Charles, however, wasn't upset.
"We were open and let him try different things, so he loved hockey," Charles said. "I guess he felt at that time, sorry Dad, I didn't pick figure skating, didn't pick soccer. I said no problem, that's what we're here for. You picked one, and that's great. He loves it."
While there have been Asian-descent players to reach the NHL -- Devin Setoguchi
, Richard Park
and Paul Kariya
among the current generation of players -- Avalanche forward Brandon Yip
is the only player of Chinese decent currently in the NHL. Before Yip, you have to go back to Larry Kwong
, who played one game with the New York Rangers
during the 1947-48 season.
Yuen has a chance to add to that number. He had 8 goals, 27 points and a plus-41 rating for Tri-City this past season. He's regarded for being strong in his own end, but his offensive game does need improvement. However, Hiller knows Yuen's drive to be an NHL player means the improvements will come.
"The great thing with Zach is you know he's going to put his heart and soul into it," Hiller said. "He does work on it with extra ice sessions. I know during the summer it'll be a focus for him. That is an area, one skill he has to improve. But he'll dedicate himself to doing that."
He's also dedicated to inspiring the next generation of Asian children to lace up the skates.
"They're starting to immerse themselves in the sport," Yuen said. "I think I'm seeing a few really skilled ones."
He's also working on exposing his family -- most of which lives in the Vancouver area -- to hockey. Charles became a fan when he arrived in Canada, rooting for the Canucks in the 1980s and learning to play.
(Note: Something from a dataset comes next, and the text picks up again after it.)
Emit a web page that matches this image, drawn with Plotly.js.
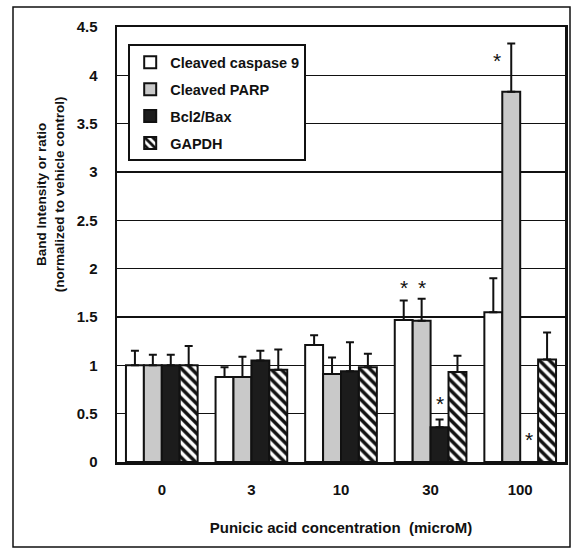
<!DOCTYPE html>
<html>
<head>
<meta charset="utf-8">
<script src="https://cdn.plot.ly/plotly-3.0.1.min.js"></script>
<style>html,body{margin:0;padding:0;background:#fff;}#chart{width:574px;height:548px;}</style>
</head>
<body>
<div id="chart"></div>
<script>
// ---- data ----
var categories = ["0", "3", "10", "30", "100"];
var seriesNames = ["Cleaved caspase 9", "Cleaved PARP", "Bcl2/Bax", "GAPDH"];
var caspase9 = [1.0, 0.88, 1.21, 1.47, 1.55];
var caspase9Err = [0.15, 0.10, 0.10, 0.20, 0.35];
var parp = [1.0, 0.88, 0.91, 1.46, 3.83];
var parpErr = [0.11, 0.21, 0.17, 0.23, 0.50];
var bcl2bax = [1.0, 1.05, 0.94, 0.36, 0.0];
var bcl2baxErr = [0.11, 0.10, 0.30, 0.08, 0.0];
var gapdh = [1.0, 0.955, 0.98, 0.93, 1.06];
var gapdhErr = [0.20, 0.21, 0.14, 0.17, 0.28];
// significance stars: y level of the star, null = none
var caspase9Star = [null, null, null, 1.85, null];
var parpStar = [null, null, null, 1.85, 4.2];
var bcl2baxStar = [null, null, null, 0.645, 0.27];
var gapdhStar = [null, null, null, null, null];

var values = [caspase9, parp, bcl2bax, gapdh];
var errs = [caspase9Err, parpErr, bcl2baxErr, gapdhErr];
var stars = [caspase9Star, parpStar, bcl2baxStar, gapdhStar];

var fills = ["#ffffff", "#c9c9c9", "#1c1c1c", "#ffffff"];
var FONT = "Liberation Sans, Arial, sans-serif";
var bargap = 0.2;
var nS = seriesNames.length;
var bw = (1 - bargap) / nS;
var idx = categories.map(function(c, i){ return i; });

var traces = [];
for (var s = 0; s < nS; s++) {
  var t = {
    type: "bar",
    name: seriesNames[s],
    x: idx,
    y: values[s],
    legendgroup: "g" + s,
    marker: {
      color: fills[s],
      line: {color: "#111", width: 2}
    },
    error_y: {
      type: "data", symmetric: false,
      array: errs[s],
      arrayminus: values[s].map(function(){ return 0; }),
      color: "#111", thickness: 2, width: 4
    },
    hoverinfo: "skip"
  };
  if (s === 3) {
    t.marker.pattern = {shape: "\\", fgcolor: "#111", bgcolor: "#ffffff", size: 7, solidity: 0.5, fillmode: "replace"};
  }
  traces.push(t);
}

var annotations = [];
for (var s2 = 0; s2 < nS; s2++) {
  var off = -(1 - bargap) / 2 + bw * (s2 + 0.5);
  stars[s2].forEach(function(v, i){
    if (v === null) return;
    var isTallBar = values[s2][i] > 3;
    annotations.push({
      x: i + off, y: v, xref: "x", yref: "y",
      text: "*", showarrow: false,
      xshift: isTallBar ? -14 : 0,
      yshift: -4,
      font: {family: FONT, size: 21, color: "#111"}
    });
  });
}
// y-axis title (two lines)
annotations.push({
  xref: "paper", yref: "paper", x: -0.148, y: 0.615,
  xanchor: "center", yanchor: "middle",
  text: "<b>Band Intensity or ratio<br>(normalized to vehicle control)</b>",
  textangle: -90, showarrow: false,
  font: {family: FONT, size: 13.5, color: "#111"}
});

var layout = {
  width: 574, height: 548,
  margin: {l: 117, r: 9, t: 27, b: 86},
  paper_bgcolor: "#fff", plot_bgcolor: "#fff",
  barmode: "group", bargap: bargap, bargroupgap: 0,
  font: {family: FONT, color: "#111"},
  showlegend: true,
  legend: {
    x: 0.025, y: 0.96, xanchor: "left", yanchor: "top",
    bgcolor: "#fff", bordercolor: "#111", borderwidth: 2,
    font: {family: FONT, size: 14.5, color: "#111", weight: "bold"},
    traceorder: "grouped", tracegroupgap: 5,
    itemwidth: 30
  },
  xaxis: {
    tickmode: "array", tickvals: idx, ticktext: categories,
    range: [-0.5, categories.length - 0.5],
    showline: true, linecolor: "#111", linewidth: 2.5, mirror: true,
    ticks: "", showgrid: false, zeroline: false,
    tickfont: {family: FONT, size: 15, color: "#111", weight: "bold"},
    ticklabelstandoff: 12,
    title: {text: "<b>Punicic acid concentration  (microM)</b>", font: {family: FONT, size: 15, color: "#111"}, standoff: 26}
  },
  yaxis: {
    range: [0, 4.5], dtick: 0.5, tick0: 0,
    showline: true, linecolor: "#111", linewidth: 2.5, mirror: true,
    showgrid: true, gridcolor: "#111", gridwidth: 1.5,
    zeroline: false, ticks: "",
    tickfont: {family: FONT, size: 15, color: "#111", weight: "bold"},
    ticklabelstandoff: 14
  },
  shapes: [{
    type: "rect", xref: "paper", yref: "paper",
    x0: -104/448, x1: 453/448, y0: -85/435, y1: 455/435,
    line: {color: "#111", width: 1.5}, fillcolor: "rgba(0,0,0,0)", layer: "below"
  }],
  annotations: annotations
};

Plotly.newPlot("chart", traces, layout, {staticPlot: true, displayModeBar: false});
</script>
</body>
</html>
He coached his kids in hockey and also serves as a referee. The rest of his family is starting to get on board -- slowly.
"Mom doesn't really (watch hockey)," Zachary said. "My grandparents never used to watch hockey. Just in the last year or so, they started watching me play on the Internet and on TV and they started loving it. They loved it so much they started watching the Canucks, and they watch hockey all the time now."
Fans in China also are starting to learn about Zachary. He said he's only been to Hong Kong once, but Charles said during an interview with a radio station in China, the host knew all about Zachary and the station had been reporting on his season in Tri-City and progress at the NHL Scouting Combine.
It might not be too long before they're following his progress in the NHL.